O’Connor said: “It is important that ESG and carbon measures in executive pay is not seen as the sole litmus test of an organisation’s ESG credentials

“If a company decides to include a carbon measure in pay they should make sure they do it well, so that pay targets have a meaningful impact on incentivising the right behaviours to help companies meet their climate goals. 

“In particular, carbon measures in pay should be significant, measurable, transparent and linked to long-term carbon goals.” 

Luke Hildyard, executive director at think tank The High Pay Centre, told HR magazine he was sceptical of how effective pay plans were in influencing CEOs’ behaviour.

He said: “For ambitious, highly skilled individuals, money is not the only motivating factor. Lots of people take on similarly demanding jobs in public service, the voluntary sector or elsewhere for much lower levels of pay.”

The use of these targets, he added, was more interesting for its reflection of corporate priorities.

He added: “Putting a link to a particular objective in the CEO's pay plan makes a statement to investors and other stakeholders that that objective is important, so if more companies are linking to green targets that is a sign that business is taking environmental issues more seriously or at least wants to be seen to be taking them more seriously.”
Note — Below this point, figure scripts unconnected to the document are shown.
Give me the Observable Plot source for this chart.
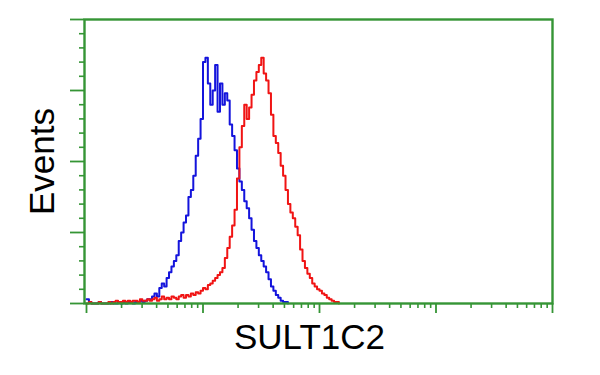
<!DOCTYPE html>
<html>
<head>
<meta charset="utf-8">
<script src="https://cdn.jsdelivr.net/npm/d3@7"></script>
<script src="https://cdn.jsdelivr.net/npm/@observablehq/plot@0.6"></script>
<style>
  html, body { margin: 0; padding: 0; background: #fff; }
  #chart { width: 600px; height: 375px; }
</style>
</head>
<body>
<div id="chart"></div>
<script>
// Histogram channels: 48 channels per decade of fluorescence intensity (log axis 10^0 .. 10^4)
const channelsPerDecade = 48;

// Blue histogram counts (channel 0 upward)
const blueCounts = [3,1,0,0,0,1,0,0,0,0,1,0,0,1,0,1,0,1,1,0,
  1,1,2,1,2,3,3,5,7,5,11,14,12,18,22,26,30,34,44,50,
  57,62,75,80,90,104,116,130,170,173,155,140,150,168,135,155,140,148,143,126,
  118,108,95,86,80,72,67,60,52,44,39,34,30,26,22,17,12,9,6,4,
  2,1,1,0];

// Red histogram counts (channel 0 upward)
const redCounts = [0,1,0,0,0,1,0,0,0,1,0,1,2,1,1,2,1,2,1,2,
  2,1,3,2,2,3,2,3,4,2,3,5,3,4,3,5,4,3,5,6,
  4,6,5,7,6,8,7,9,11,10,13,14,16,18,20,22,25,32,39,47,
  55,66,88,110,125,140,130,138,147,157,163,168,173,162,157,148,133,118,113,106,
  97,90,80,70,64,60,54,48,38,30,25,21,18,14,12,10,9,7,6,4,
  3,2,1,1,0];

const xMajorTicks = [1, 10, 100, 1000, 10000];
const xMinorMultipliers = [2, 3, 4, 5, 6, 7, 8, 9];
const yMajorTicks = [0, 50, 100, 150, 200];
const yMinorTicks = [10, 20, 30, 40, 60, 70, 80, 90, 110, 120, 130, 140, 160, 170, 180, 190];

const xLabel = "SULT1C2";
const yLabel = "Events";

const green = "#359535";

const toRows = (counts) => counts.map((c, i) => ({x: Math.pow(10, i / channelsPerDecade), y: c}));
const blue = toRows(blueCounts);
const red = toRows(redCounts);

const xMinorTicks = xMajorTicks.slice(0, -1).flatMap(d => xMinorMultipliers.map(m => m * d));

const chart = Plot.plot({
  width: 600,
  height: 375,
  marginLeft: 84,
  marginRight: 48,
  marginTop: 19,
  marginBottom: 72,
  style: {background: "#fff", fontFamily: "Liberation Sans, Arial, sans-serif"},
  x: {type: "log", domain: [1, 10000], insetLeft: 2},
  y: {domain: [0, 200]},
  marks: [
    Plot.axisX({ticks: xMajorTicks, tickSize: 10, tickFormat: () => "", stroke: green, strokeWidth: 1.8, label: null}),
    Plot.axisX({ticks: xMinorTicks, tickSize: 5, tickFormat: () => "", stroke: green, strokeWidth: 1.6, label: null}),
    Plot.axisY({ticks: yMajorTicks, tickSize: 14, tickFormat: () => "", stroke: green, strokeWidth: 1.8, label: null}),
    Plot.axisY({ticks: yMinorTicks, tickSize: 5, tickFormat: () => "", stroke: green, strokeWidth: 1.6, label: null}),
    Plot.lineY(blue, {x: "x", y: "y", curve: "step-after", stroke: "#1414dc", strokeWidth: 2}),
    Plot.lineY(red, {x: "x", y: "y", curve: "step-after", stroke: "#f01414", strokeWidth: 2}),
    Plot.frame({stroke: green, strokeWidth: 2.4}),
    Plot.text([xLabel], {text: d => d, frameAnchor: "bottom", textAnchor: "middle", dx: -9, dy: 45, fontSize: 35, fill: "#000", lineAnchor: "bottom"}),
    Plot.text([yLabel], {text: d => d, frameAnchor: "left", textAnchor: "middle", dx: -31, rotate: -90, fontSize: 35, fill: "#000", lineAnchor: "bottom"})
  ]
});
document.getElementById("chart").appendChild(chart);
</script>
</body>
</html>
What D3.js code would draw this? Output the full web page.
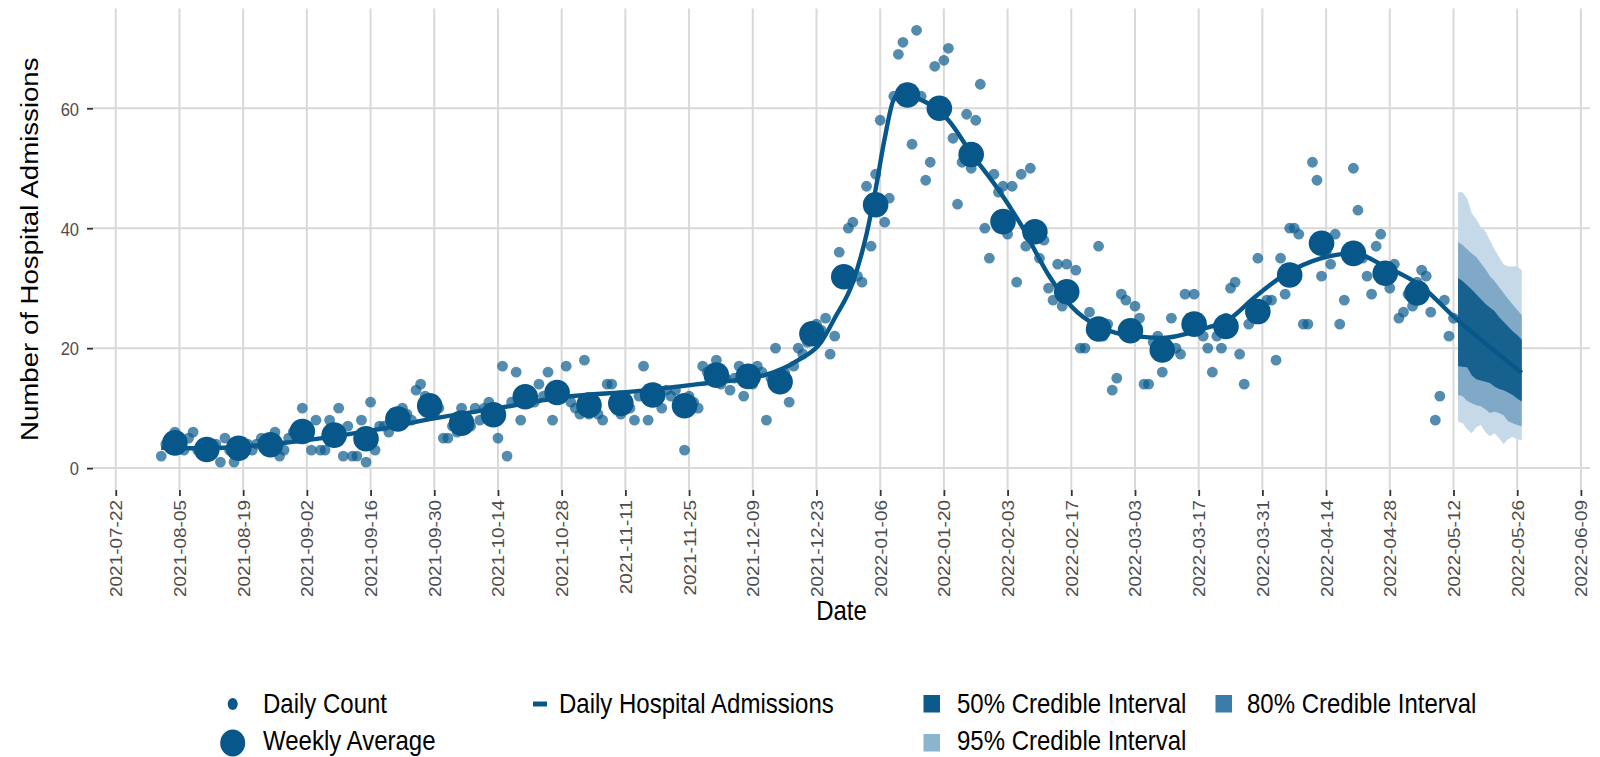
<!DOCTYPE html>
<html><head><meta charset="utf-8">
<script src="https://cdn.jsdelivr.net/npm/d3@7"></script>
<style>html,body{margin:0;padding:0;background:#fff;} svg{display:block;font-family:"Liberation Sans",Arial,sans-serif;}</style>
</head><body><svg id="c" width="1600" height="757"></svg>
<script>
// ---------------- DATA ----------------
const dailyStart = "2021-08-01";
const dailyCounts = [
  2,4,5,6,4,3,5,   6,3,3,2,3,4,1,   5,3,1,3,4,4,3,   4,5,4,3,6,2,3,
  5,6,5,10,6,3,8,  3,3,8,5,10,2,7,  2,2,8,1,11,3,7,  7,6,8,9,10,9,8,
  13,14,12,10,9,10,5, 5,7,6,10,8,7,10, 8,10,11,9,5,17,2, 11,16,8,12,12,11,14,
  12,16,8,13,12,17,11, 10,9,18,9,10,9,8, 14,14,10,9,11,10,8, 12,17,8,13,12,10,13,
  12,13,11,3,12,11,10, 17,16,15,18,14,15,13, 15,17,12,16,14,17,16, 8,15,20,14,16,11,17,
  20,19,21,22,24,23,25, 19,22,36,33,40,41,32, 31,47,37,49,58,41,45, 62,69,71,63,54,73,62,
  48,51,67,60,68,70,55, 44,51,59,50,58,64,40, 35,49,46,47,39,47,31, 49,37,50,40,35,38,30,
  28,34,27,34,30,33,20, 20,26,23,37,22,24,13, 15,29,28,22,27,25,14, 14,21,22,16,20,25,20,
  19,29,25,29,24,22,20, 16,22,20,25,30,31,19, 14,24,27,35,27,28,28, 18,35,29,40,40,39,24,
  24,51,48,32,36,34,39, 24,28,36,50,43,35,32, 29,37,39,33,30,34,25, 26,29,27,31,33,32,26,
  8,12,28,22,25
];
const weeklyStart = "2021-08-04";
const weeklyAverages = [
  4.2,3.1,3.3,3.9,6.1,5.5,4.9,8.2,10.4,7.5,
  8.9,11.9,12.6,10.5,10.8,12.2,10.4,15.5,15.3,14.4,
  22.4,31.9,43.9,62.2,60.0,52.3,41.1,39.4,29.4,23.2,
  22.9,19.7,24.0,23.6,26.1,32.2,37.5,35.8,32.5,29.2
];
const lineDates = [
  "2021-08-01","2021-08-11","2021-08-29","2021-09-14","2021-09-20","2021-09-30",
  "2021-10-14","2021-10-29","2021-11-13","2021-11-27","2021-12-12","2021-12-19",
  "2021-12-24","2021-12-27","2021-12-31","2022-01-03","2022-01-05","2022-01-07",
  "2022-01-09","2022-01-10","2022-01-15","2022-01-21","2022-01-26","2022-02-01",
  "2022-02-06","2022-02-12","2022-02-17","2022-02-23","2022-03-03","2022-03-09",
  "2022-03-17","2022-03-24","2022-03-29","2022-04-05","2022-04-13","2022-04-20",
  "2022-04-27","2022-05-05","2022-05-12","2022-05-19","2022-05-27"
];
const lineValues = [
  3.4,3.3,4.3,6.0,6.8,8.3,
  10.0,11.9,12.8,14.0,15.6,18.0,
  21.0,25.0,31.0,39.0,46.5,55.0,
  61.5,62.2,61.4,58.0,52.5,46.4,
  40.5,32.2,27.0,23.6,22.0,21.7,
  23.0,25.0,28.3,32.3,35.0,35.8,
  33.6,30.3,25.3,20.8,15.9
];
const bandStart = "2022-05-13";
const lo95 = [7.8,7.5,6.5,5.8,6.8,7.2,6.0,5.3,5.8,5.0,4.0,4.8,5.2,4.8,4.7];
const hi95 = [46.0,46.0,45.0,42.5,41.5,40.2,39.5,38.0,36.5,35.2,34.0,33.6,33.6,33.6,33.0];
const lo80 = [12.2,12.0,11.2,10.8,10.5,10.3,9.8,9.2,9.4,9.2,8.8,7.8,7.5,7.2,7.0];
const hi80 = [37.7,37.2,36.5,35.8,35.2,34.2,33.2,32.0,31.2,30.2,29.2,28.2,27.3,26.4,25.5];
const lo50 = [17.0,16.9,16.8,15.5,14.8,14.6,14.4,14.2,13.6,13.2,13.0,12.6,12.2,11.6,11.1];
const hi50 = [31.7,31.2,30.5,29.8,29.0,28.2,27.4,26.8,26.2,25.2,24.4,23.6,22.8,22.2,21.4];
const yTicks = [0,20,40,60];
const xTickLabels = [
  "2021-07-22","2021-08-05","2021-08-19","2021-09-02","2021-09-16","2021-09-30",
  "2021-10-14","2021-10-28","2021-11-11","2021-11-25","2021-12-09","2021-12-23",
  "2022-01-06","2022-01-20","2022-02-03","2022-02-17","2022-03-03","2022-03-17",
  "2022-03-31","2022-04-14","2022-04-28","2022-05-12","2022-05-26","2022-06-09"
];
const xDomainLabels = ["2021-07-17","2022-06-11"];
const yDomain = [-3.65, 76.65];

// ---------------- CHART ----------------
const parse = d3.utcParse("%Y-%m-%d");
const svg = d3.select("#c");
const P = {left:93, right:1590, top:8.4, bottom:490};
const SY = 1.15; // vertical stretch of glyphs
const C = {dark:"#07578a", pt:"#0b5b8e", grid:"#d9d9d9", tick:"#4d4d4d",
           b95:"#c5d9e8", b80:"#80a9c8", b50:"#17618f",
           l50:"#0c5a8c", l80:"#3b7da9", l95:"#8bb4cf"};

const x = d3.scaleUtc().domain(xDomainLabels.map(parse)).range([P.left, P.right]);
const y = d3.scaleLinear().domain(yDomain).range([P.bottom, P.top]);

// grid
const g = svg.append("g");
g.selectAll(".hg").data(yTicks).enter().append("line")
  .attr("x1", P.left).attr("x2", P.right)
  .attr("y1", d=>y(d)).attr("y2", d=>y(d))
  .attr("stroke", C.grid).attr("stroke-width", 2);
g.selectAll(".vg").data(xTickLabels).enter().append("line")
  .attr("x1", d=>x(parse(d))).attr("x2", d=>x(parse(d)))
  .attr("y1", P.top).attr("y2", P.bottom)
  .attr("stroke", C.grid).attr("stroke-width", 2);

// axes (ticks + labels)
const xAxis = d3.axisBottom(x).tickValues(xTickLabels.map(parse)).tickSize(6).tickSizeOuter(0)
  .tickFormat(d3.utcFormat("%Y-%m-%d"));
const xg = svg.append("g").attr("transform", `translate(0,${P.bottom})`).call(xAxis);
xg.select(".domain").remove();
xg.selectAll(".tick line").attr("stroke", "#333").attr("stroke-width", 1.8);
xg.selectAll(".tick text")
  .attr("x", 0).attr("y", 0).attr("dy", "0.36em")
  .attr("text-anchor", "end")
  .attr("font-size", 16.5).attr("fill", C.tick)
  .attr("font-family", "Liberation Sans, Arial, sans-serif")
  .attr("transform", `translate(0,10) scale(1,${SY}) rotate(-90)`);

const yAxis = d3.axisLeft(y).tickValues(yTicks).tickSize(6).tickSizeOuter(0);
const yg = svg.append("g").attr("transform", `translate(${P.left},0)`).call(yAxis);
yg.select(".domain").remove();
yg.selectAll(".tick line").attr("stroke", "#333").attr("stroke-width", 1.8);
yg.selectAll(".tick text")
  .attr("x", 0).attr("y", 0).attr("dy", "0.36em")
  .attr("font-size", 16.5).attr("fill", C.tick)
  .attr("font-family", "Liberation Sans, Arial, sans-serif")
  .attr("transform", `translate(-14,0) scale(1,${SY})`);

// titles
svg.append("text").text("Date")
  .attr("text-anchor", "middle").attr("font-size", 24).attr("fill", "#000")
  .attr("transform", `translate(${(P.left+P.right)/2},620) scale(1,${SY})`);
svg.append("text").text("Number of Hospital Admissions")
  .attr("text-anchor", "middle").attr("font-size", 24).attr("fill", "#000")
  .attr("transform", `translate(38,${(P.top+P.bottom)/2}) scale(1,${SY}) rotate(-90)`);

// forecast bands
const bandData = lo95.map((v,i)=>({
  date: d3.utcDay.offset(parse(bandStart), i),
  lo95:v, hi95:hi95[i], lo80:lo80[i], hi80:hi80[i], lo50:lo50[i], hi50:hi50[i]
}));
function band(lo, hi, col){
  svg.append("path").datum(bandData)
    .attr("d", d3.area().x(d=>x(d.date)).y0(d=>y(d[lo])).y1(d=>y(d[hi])))
    .attr("fill", col);
}
band("lo95","hi95",C.b95);
band("lo80","hi80",C.b80);
band("lo50","hi50",C.b50);

// line
const lineData = lineDates.map((d,i)=>({date:parse(d), v:lineValues[i]}));
svg.append("path").datum(lineData)
  .attr("d", d3.line().x(d=>x(d.date)).y(d=>y(d.v)).curve(d3.curveMonotoneX))
  .attr("fill","none").attr("stroke", C.dark).attr("stroke-width", 4.4)
  .attr("stroke-linejoin","round");

// daily points
const daily = dailyCounts.map((v,i)=>({date:d3.utcDay.offset(parse(dailyStart), i), v}));
svg.append("g").selectAll("circle").data(daily).enter().append("circle")
  .attr("cx", d=>x(d.date)).attr("cy", d=>y(d.v)).attr("r", 5.4)
  .attr("fill", C.pt).attr("fill-opacity", 0.7);

// weekly averages
const weekly = weeklyAverages.map((v,i)=>({date:d3.utcDay.offset(parse(weeklyStart), 7*i), v}));
svg.append("g").selectAll("circle").data(weekly).enter().append("circle")
  .attr("cx", d=>x(d.date)).attr("cy", d=>y(d.v)).attr("r", 12.8)
  .attr("fill", C.dark);

// legend
const L = svg.append("g");
function ltext(t, lx, ly){
  L.append("text").text(t).attr("font-size", 24).attr("fill", "#000")
    .attr("transform", `translate(${lx},${ly}) scale(1,${SY})`);
}
L.append("ellipse").attr("cx",232.7).attr("cy",704).attr("rx",5).attr("ry",6).attr("fill",C.dark);
ltext("Daily Count", 263, 713);
L.append("ellipse").attr("cx",232.7).attr("cy",743).attr("rx",12.5).attr("ry",13.5).attr("fill",C.dark);
ltext("Weekly Average", 263, 750);
L.append("rect").attr("x",533).attr("y",701.5).attr("width",14).attr("height",5).attr("fill",C.dark);
ltext("Daily Hospital Admissions", 559, 713);
L.append("rect").attr("x",923.5).attr("y",695).attr("width",16.5).attr("height",17.5).attr("fill",C.l50);
ltext("50% Credible Interval", 957, 713);
L.append("rect").attr("x",1215.5).attr("y",695).attr("width",16.5).attr("height",17.5).attr("fill",C.l80);
ltext("80% Credible Interval", 1247, 713);
L.append("rect").attr("x",923.5).attr("y",734).attr("width",16.5).attr("height",17.5).attr("fill",C.l95);
ltext("95% Credible Interval", 957, 750);
</script>
</body></html>
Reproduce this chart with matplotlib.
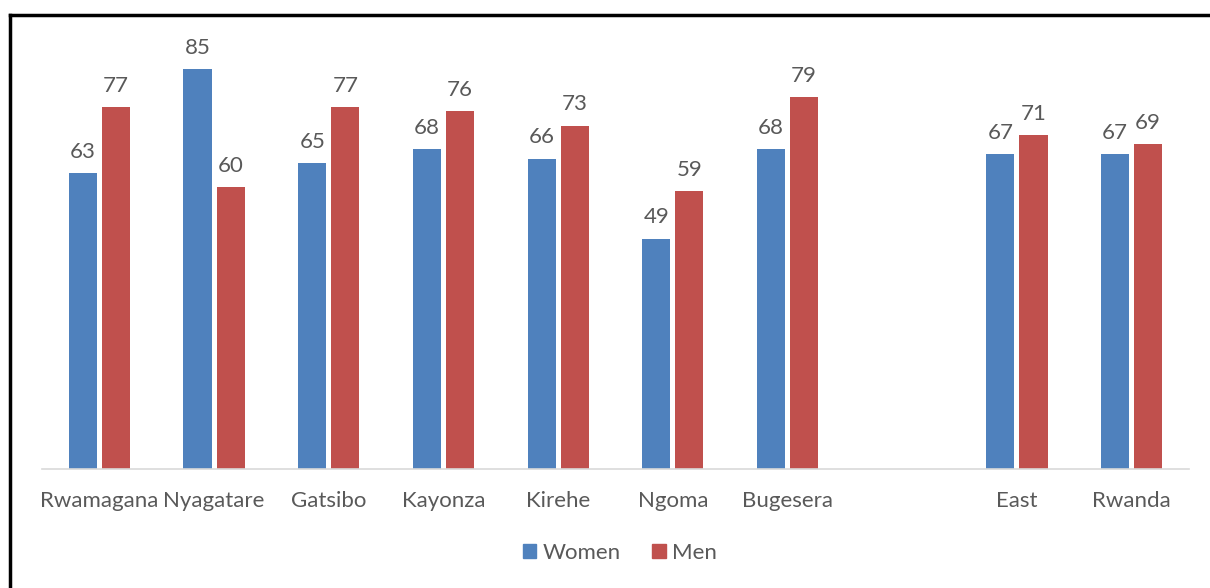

Founder of HR consultancy PTHR and HR Most Influential Thinker Perry Timms, said that he was encouraged by the news that CEOs’ attentions were being directed towards ESG goals.

Speaking to HR magazine, he said: “If we know it's true and not ‘greenwashing’, I'm all for it.”

HR should be on its guard that these public shows of action do not become simple PR stunts, he added.

“I see HR’s role as a steward and ‘conscience coach’,” he said, “to keep [action taken] virtuous and impactful.

“It should be clear to all through transparent reporting that a CEO is incentivised and compensated – even partly – by how much environmental regeneration, or even offsetting, is being done.

“I believe this would ultimately bring brand loyalty for both customers and investors, and from prospective and existing colleagues, so it also has a positive financial impact.”